In 2013, he moved on to the Knights' New South Wales Cup team. On 16 October 2013, he re-signed with the Newcastle club on a one-year contract, later extending it by another year in 2014. On 9 July 2014, he played for the New South Wales Residents against the Queensland Residents and scored two tries.

===2014===
In round 20 of the 2014 NRL season, Mata'utia made his NRL debut for Newcastle against the Sydney Roosters, alongside his brother Sione Mata'utia who also debuted for the club in the same game. This was the first time since round 1 of the 1942 NSWRFL season, that two brothers had debuted in the same game together, Bill and Doug McRitchie debuting for the St. George Dragons on that day. On 9 September 2014, he was named in the Samoa train-on squad for the 2014 Four Nations, but didn't make the final 24-man squad. Late in September 2014, he signed a letter of intent to join the Canterbury-Bankstown Bulldogs on a four-year contract starting in 2016, along with his brothers Sione and Pat.
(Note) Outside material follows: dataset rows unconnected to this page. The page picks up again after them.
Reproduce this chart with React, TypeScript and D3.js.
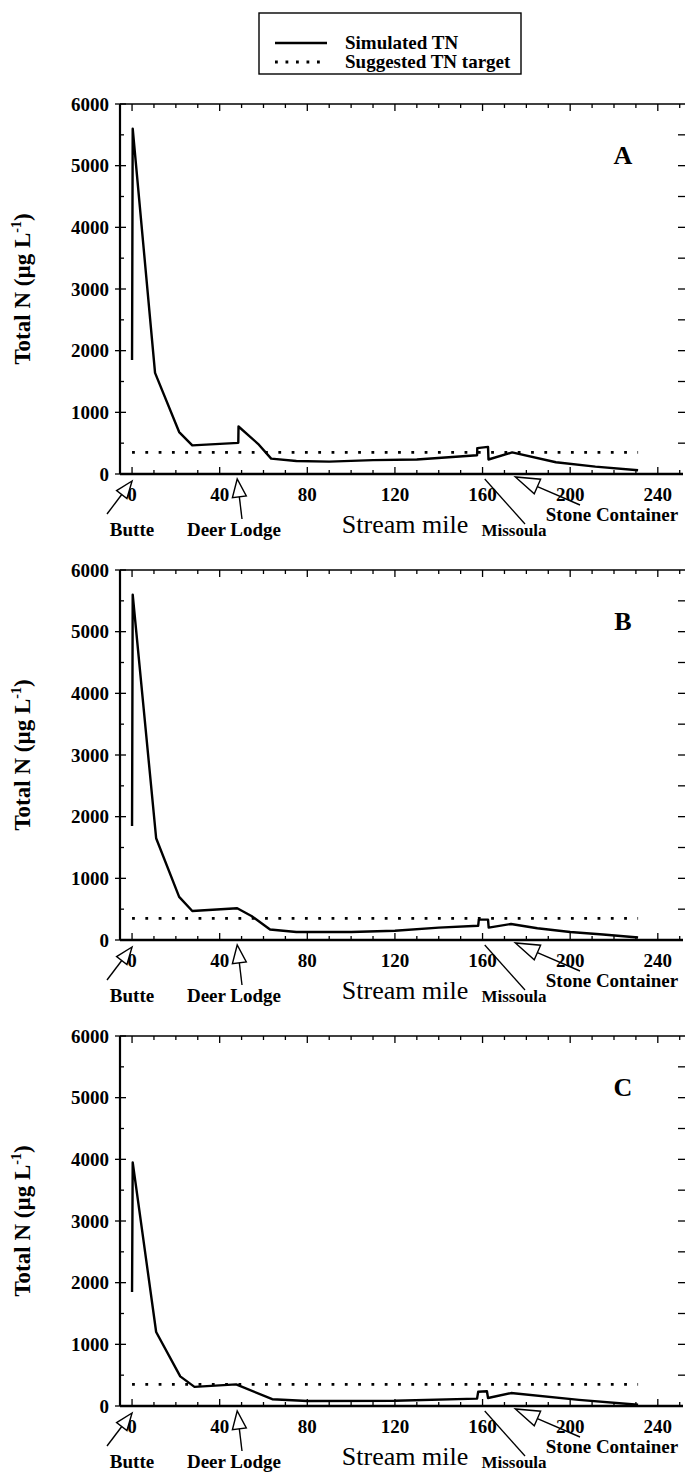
import React from 'react';
import * as d3 from 'd3';

// ---------- data ----------
const panelLabels = ['A', 'B', 'C'];
const xTicks = [0, 40, 80, 120, 160, 200, 240];
const yTicks = [0, 1000, 2000, 3000, 4000, 5000, 6000];
const targetTN = 350;
const targetStart = 0;
const targetEnd = 231;

const milesA = [0, 0.3, 10.5, 21.5, 27.5, 48.5, 48.6, 57.5, 63.5, 75, 90, 110, 130, 157.5, 157.6, 162.5, 162.7, 173.5, 193.5, 211.5, 231];
const tnA = [1850, 5600, 1640, 680, 465, 505, 770, 490, 250, 210, 200, 225, 235, 305, 420, 440, 235, 350, 190, 120, 60];

const milesB = [0, 0.3, 11, 21.5, 27.5, 48, 54.5, 63, 75, 100, 120, 140, 158, 158.3, 162.5, 162.8, 173, 185, 200, 215, 231];
const tnB = [1850, 5600, 1650, 700, 470, 515, 390, 170, 130, 130, 150, 200, 230, 330, 330, 200, 260, 190, 130, 90, 40];

const milesC = [0, 0.3, 11, 22, 28.5, 47.5, 64, 80, 120, 157.5, 158, 162, 162.5, 173, 204, 231];
const tnC = [1850, 3950, 1200, 480, 310, 350, 110, 80, 85, 120, 230, 240, 130, 210, 100, 20];

const seriesMiles = [milesA, milesB, milesC];
const seriesTN = [tnA, tnB, tnC];

const siteNames = ['Butte', 'Deer Lodge', 'Missoula', 'Stone Container'];
const siteMiles = [0, 48, 161, 175];

// ---------- layout ----------
const W = 685;
const H = 1473;
const plotLeft = 120;
const plotRight = 683;
const panelTops = [104, 570, 1036];
const panelH = 370;
const FONT = "'Liberation Serif', 'Times New Roman', serif";

const x = d3.scaleLinear().domain([-5.5, 251.5]).range([plotLeft, plotRight]);

function OpenArrow({ tip, tail, len, hw }: { tip: [number, number]; tail: [number, number]; len: number; hw: number }) {
  const dx = tail[0] - tip[0];
  const dy = tail[1] - tip[1];
  const d = Math.hypot(dx, dy);
  const ux = dx / d, uy = dy / d;
  const bx = tip[0] + ux * len, by = tip[1] + uy * len;
  const nx = -uy, ny = ux;
  const pts = `${tip[0]},${tip[1]} ${bx + nx * hw},${by + ny * hw} ${bx - nx * hw},${by - ny * hw}`;
  return (
    <g>
      <polygon points={pts} fill="white" stroke="black" strokeWidth={1.4} strokeLinejoin="miter" />
      <line x1={bx} y1={by} x2={tail[0]} y2={tail[1]} stroke="black" strokeWidth={1.4} />
    </g>
  );
}

function Panel({ idx }: { idx: number }) {
  const top = panelTops[idx];
  const bottom = top + panelH;
  const y = d3.scaleLinear().domain([0, 6000]).range([bottom, top]);
  const pts: [number, number][] = seriesMiles[idx].map((m, i) => [m, seriesTN[idx][i]]);
  const line = d3.line<[number, number]>().x(d => x(d[0])).y(d => y(d[1]));
  const minorX = d3.range(0, 251, 10);
  const minorY = d3.range(0, 6001, 500);
  const y0 = bottom;
  return (
    <g>
      {/* frame */}
      <line x1={plotLeft} y1={top} x2={W} y2={top} stroke="black" strokeWidth={1.6} />
      <line x1={plotLeft} y1={top} x2={plotLeft} y2={bottom} stroke="black" strokeWidth={2.2} />
      <line x1={plotLeft} y1={bottom} x2={plotRight} y2={bottom} stroke="black" strokeWidth={2.5} />
      {/* x ticks top & bottom */}
      {minorX.map(m => {
        const major = m % 40 === 0;
        const L = major ? 7 : 4;
        return (
          <g key={'xt' + m}>
            <line x1={x(m)} x2={x(m)} y1={bottom} y2={bottom - L} stroke="black" strokeWidth={1.3} />
            <line x1={x(m)} x2={x(m)} y1={top} y2={top + L} stroke="black" strokeWidth={1.3} />
          </g>
        );
      })}
      {/* y ticks left & right */}
      {minorY.map(v => {
        const major = v % 1000 === 0;
        return (
          <g key={'yt' + v}>
            <line x1={major ? plotLeft - 5 : plotLeft} x2={plotLeft + (major ? 6 : 4)} y1={y(v)} y2={y(v)} stroke="black" strokeWidth={1.3} />
            {v > 0 && v < 6000 && (
              <line x1={plotRight - 5} x2={W} y1={y(v)} y2={y(v)} stroke="black" strokeWidth={1.3} />
            )}
          </g>
        );
      })}
      {/* tick labels */}
      {yTicks.map(v => (
        <text key={'yl' + v} x={109} y={y(v)} dy="0.35em" textAnchor="end" fontFamily={FONT} fontWeight="bold" fontSize={19}>
          {v}
        </text>
      ))}
      {xTicks.map(m => (
        <text key={'xl' + m} x={x(m)} y={y0 + 27} textAnchor="middle" fontFamily={FONT} fontWeight="bold" fontSize={19}>
          {m}
        </text>
      ))}
      {/* target */}
      <line x1={x(targetStart)} x2={x(targetEnd)} y1={y(targetTN)} y2={y(targetTN)} stroke="black" strokeWidth={2.8} strokeDasharray="2.8 10.5" />
      {/* simulated */}
      <path d={line(pts) || ''} fill="none" stroke="black" strokeWidth={2.4} strokeLinejoin="round" />
      {/* panel letter */}
      <text x={623} y={top + 60} textAnchor="middle" fontFamily={FONT} fontWeight="bold" fontSize={26}>
        {panelLabels[idx]}
      </text>
      {/* y title */}
      <text transform={`translate(30, ${top + panelH / 2}) rotate(-90)`} textAnchor="middle" fontFamily={FONT} fontWeight="bold" fontSize={23}>
        Total N (µg L<tspan fontSize={14} dy={-9}>-1</tspan><tspan dy={9}>)</tspan>
      </text>
      {/* annotations */}
      <OpenArrow tip={[x(siteMiles[0]), y0 + 7]} tail={[107, y0 + 40]} len={17} hw={6.5} />
      <OpenArrow tip={[x(siteMiles[1]), y0 + 5]} tail={[242, y0 + 45]} len={18} hw={7} />
      <line x1={x(siteMiles[2])} y1={y0 + 5} x2={525} y2={y0 + 50} stroke="black" strokeWidth={1.3} />
      <OpenArrow tip={[x(siteMiles[3]), y0 + 3]} tail={[580, y0 + 31]} len={24} hw={8} />
      <text x={132} y={y0 + 62} textAnchor="middle" fontFamily={FONT} fontWeight="bold" fontSize={19}>{siteNames[0]}</text>
      <text x={234} y={y0 + 62} textAnchor="middle" fontFamily={FONT} fontWeight="bold" fontSize={19}>{siteNames[1]}</text>
      <text x={405} y={y0 + 59} textAnchor="middle" fontFamily={FONT} fontSize={26}>Stream mile</text>
      <text x={514} y={y0 + 62} textAnchor="middle" fontFamily={FONT} fontWeight="bold" fontSize={17}>{siteNames[2]}</text>
      <text x={612} y={y0 + 47} textAnchor="middle" fontFamily={FONT} fontWeight="bold" fontSize={19}>{siteNames[3]}</text>
    </g>
  );
}

export default function App() {
  return (
    <svg width={W} height={H} viewBox={`0 0 ${W} ${H}`} style={{ position: 'absolute', left: 0, top: 0, background: 'white' }}>
      <rect x={0} y={0} width={W} height={H} fill="white" />
      {/* legend */}
      <rect x={259} y={13} width={262} height={61} fill="white" stroke="black" strokeWidth={1.4} />
      <line x1={275} x2={327} y1={43} y2={43} stroke="black" strokeWidth={2.4} />
      <text x={345} y={49} fontFamily={FONT} fontWeight="bold" fontSize={19}>Simulated TN</text>
      <line x1={275} x2={320} y1={62} y2={62} stroke="black" strokeWidth={2.8} strokeDasharray="2.8 7.7" />
      <text x={345} y={68} fontFamily={FONT} fontWeight="bold" fontSize={19}>Suggested TN target</text>
      {panelLabels.map((_, i) => (
        <Panel key={i} idx={i} />
      ))}
    </svg>
  );
}
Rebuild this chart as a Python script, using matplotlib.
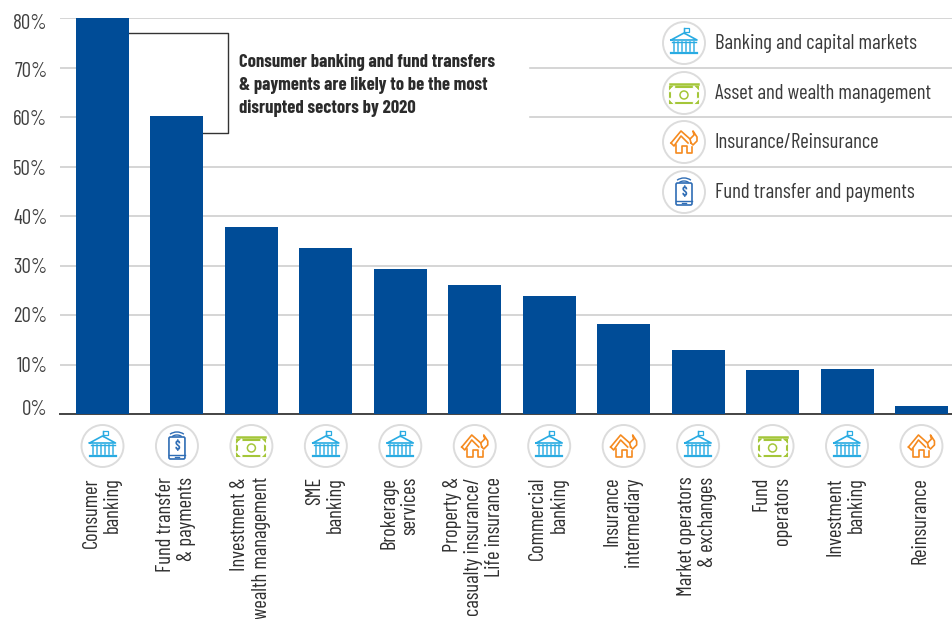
import numpy as np
import matplotlib
matplotlib.use('Agg')
import matplotlib.pyplot as plt
from matplotlib.patches import Circle, Rectangle, FancyBboxPatch, Arc
from matplotlib.transforms import ScaledTranslation

sectors = ['Consumer\nbanking', 'Fund transfer\n& payments', 'Investment &\nwealth management',
           'SME\nbanking', 'Brokerage\nservices', 'Property &\ncasualty insurance/\nLife insurance',
           'Commercial\nbanking', 'Insurance\nintermediary', 'Market operators\n& exchanges',
           'Fund\noperators', 'Investment\nbanking', 'Reinsurance']
values = [80, 60.2, 37.8, 33.5, 29.3, 26, 23.8, 18.2, 12.9, 8.9, 9.1, 1.6]
kinds = ['bank', 'phone', 'money', 'bank', 'bank', 'house', 'bank', 'house', 'bank', 'money', 'bank', 'house']
legend_labels = ['Banking and capital markets', 'Asset and wealth management',
                 'Insurance/Reinsurance', 'Fund transfer and payments']
legend_kinds = ['bank', 'money', 'house', 'phone']
note = 'Consumer banking and fund transfers\n& payments are likely to be the most\ndisrupted sectors by 2020'
yticks = [0, 10, 20, 30, 40, 50, 60, 70, 80]

W, H = 952, 619
BAR = '#004C97'
BANK, MONEY, HOUSE, PHONE = '#29ABE2', '#A4C639', '#F58A1F', '#2F6DB5'
plt.rcParams['font.family'] = ['Barlow Condensed', 'Lato']

fig = plt.figure(figsize=(W / 100, H / 100), dpi=100)
ax = fig.add_axes([60 / W, 1 - 414 / H, (W - 60) / W, 396 / H])
# pixel overlay for the icons
ov = fig.add_axes([0, 0, 1, 1], zorder=5)
ov.set_xlim(0, W); ov.set_ylim(H, 0); ov.axis('off')

x = np.arange(len(values))
ax.set_xlim(-0.5709, 11.41)
ax.set_ylim(0, 80)
ax.yaxis.grid(True, color='#d2d2d2', lw=1.3, zorder=0)
ax.set_axisbelow(True)
ax.bar(x, values, width=0.712, color=BAR, zorder=3)
ax.add_patch(Rectangle((0, 57.4), 5.72, 21.9, color='white', zorder=2))
ax.plot([0.356, 1.69, 1.69, 1.356], [77, 77, 56.8, 56.8], color='#333333', lw=1, zorder=2.5)

for s in ['top', 'right', 'left']:
    ax.spines[s].set_visible(False)
ax.spines['bottom'].set_color('#444444')
ax.spines['bottom'].set_linewidth(1.4)
ax.set_xticks([])
ax.set_yticks(yticks)
ax.set_yticklabels([f'{v}%' for v in yticks], fontsize=15, color='#404040')
ax.tick_params(axis='y', length=0, pad=9)
# the source labels do not sit exactly on their gridlines
nudge = {0: 4.7, 40: -0.7, 50: -0.7, 60: -0.7, 70: -1.4, 80: -2.7}
for v, lab in zip(yticks, ax.get_yticklabels()):
    if v in nudge:
        lab.set_transform(lab.get_transform() + ScaledTranslation(0, nudge[v] / 72, fig.dpi_scale_trans))

ov.text(239, 85, note, fontsize=13.4, fontweight='bold', color='#2b2b2b',
        va='center', ha='left', linespacing=1.42, zorder=6)


def icon(kind, cx, cy):
    ov.add_patch(Circle((cx, cy), 21, fc='white', ec='#dcdcdc', lw=1.4))
    if kind == 'bank':
        c = BANK
        ov.plot([cx - 13, cx, cx + 13, cx - 13], [cy - 3, cy - 10, cy - 3, cy - 3], color=c, lw=1.2)
        ov.plot([cx, cx], [cy - 10, cy - 15], color=c, lw=1)
        ov.add_patch(Rectangle((cx, cy - 15), 5, 4, fc='white', ec=c, lw=0.9))
        ov.plot([cx - 12, cx + 12], [cy - 1, cy - 1], color=c, lw=1)
        for dx in [-10, -6, -2, 2, 6, 10]:
            ov.plot([cx + dx, cx + dx], [cy - 1, cy + 8], color=c, lw=1.2, alpha=0.85)
        ov.plot([cx - 13, cx + 13], [cy + 10, cy + 10], color=c, lw=1.6)
    elif kind == 'money':
        c = MONEY
        ov.plot([cx - 14, cx + 14], [cy - 9, cy - 9], color=c, lw=1.8)
        ov.add_patch(Rectangle((cx - 14, cy - 6), 28, 16, fc='none', ec=c, lw=1.5))
        ov.add_patch(Circle((cx, cy + 2), 4, fc='none', ec=c, lw=1.1))
        for sx in (-1, 1):
            ov.plot([cx + sx * 14, cx + sx * 10], [cy - 2, cy - 6], color='white', lw=1.6)
            ov.plot([cx + sx * 14, cx + sx * 10], [cy + 6, cy + 10], color='white', lw=1.6)
    elif kind == 'house':
        c = HOUSE
        ov.plot([cx - 13, cx - 3, cx + 6], [cy + 1, cy - 11, cy - 3], color=c, lw=1.2)
        ov.plot([cx - 13, cx - 10, cx - 3, cx + 4], [cy + 1, cy + 4, cy - 6, cy + 1], color=c, lw=1.2)
        ov.plot([cx - 8, cx - 8, cx - 2, cx - 2, cx + 3, cx + 3, cx + 8, cx + 8],
                [cy + 3, cy + 11, cy + 11, cy + 4, cy + 4, cy + 11, cy + 11, cy + 5], color=c, lw=1.2)
        ov.plot([cx + 7, cx + 6, cx + 10, cx + 9, cx + 13, cx + 13, cx + 9, cx + 7],
                [cy + 1, cy - 3, cy - 7, cy - 11, cy - 5, cy - 1, cy + 3, cy + 1], color=c, lw=1.2)
    else:
        c = PHONE
        ov.add_patch(FancyBboxPatch((cx - 8, cy - 9), 16, 22, boxstyle='round,pad=0,rounding_size=1.5',
                                    fc='white', ec=c, lw=1.2))
        ov.plot([cx - 8, cx + 8], [cy + 9, cy + 9], color=c, lw=1)
        ov.plot([cx - 2, cx + 2], [cy + 11, cy + 11], color=c, lw=1)
        ov.add_patch(Arc((cx, cy - 6), 20, 16, theta1=220, theta2=320, color=c, lw=1))
        ov.add_patch(Arc((cx, cy - 6), 13, 10, theta1=215, theta2=325, color=c, lw=1))
        ov.text(cx, cy + 0.5, '$', color=c, fontsize=9, fontweight='bold', ha='center', va='center')


for i, kind in enumerate(kinds):
    px = 102.5 + 74.45 * i
    icon(kind, px, 446)
    ov.text(px - 1, 477, sectors[i], rotation=90, ha='center', va='top', multialignment='right',
            fontsize=14.8, color='#2f2f2f', linespacing=1.15, clip_on=True)

for j, (lab, kind) in enumerate(zip(legend_labels, legend_kinds)):
    cy = [43, 93, 142, 192][j]
    icon(kind, 684, cy)
    ov.text(715, cy + 0.5, lab, fontsize=15, color='#3a3a3a', ha='left', va='center')

fig.savefig('out.png', dpi=100)
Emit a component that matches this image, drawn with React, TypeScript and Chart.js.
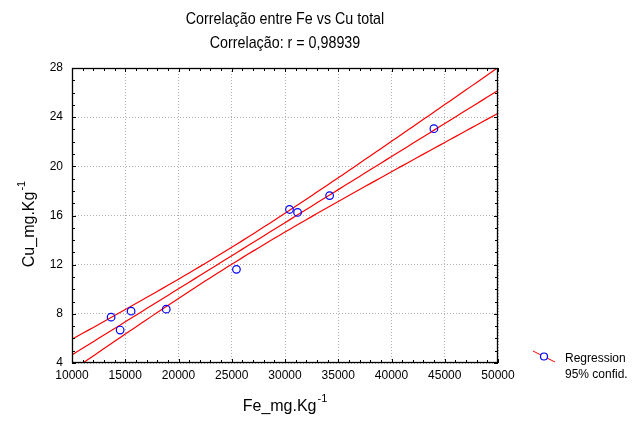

However, the NRL's rules didn't allow the Canterbury club to register the contracts until 30 June 2015, leaving the option of staying at Newcastle open for the Mata'utias.

===2015===
On 19 March, Mata'utia re-signed with the Newcastle club on a three-year contract, along with his brothers Sione and Pat. In May, he again played for the New South Wales Residents against the Queensland Residents and scored two tries, this time alongside his brother Peter. He managed to play only one NRL game in the 2015 season.

===2016===
After impressing the new coaching staff in pre-season, Mata'utia was selected to play in the Knights' round 1 side against the Gold Coast Titans, though he was injured during the game. Multiple injuries throughout the year meant the round 1 match would be his only NRL match for the season.

===2017===
After another injury plagued season, Mata'utia was able to break back into Newcastle's NRL side in round 18 of the 2017 season, going on to play four NRL matches for the year and scoring two tries. On 23 November, it was announced that he would be retiring from the professional level of the game and joining the local Newcastle Rugby League, after being granted a release from the final year of his Newcastle contract. Mata'utia said after being released “The club has been great to me and I will miss everyone, but it is the right time for me to step away from the game at this level”.

===2018===
In 2018, Mata'utia joined the Cessnock Goannas.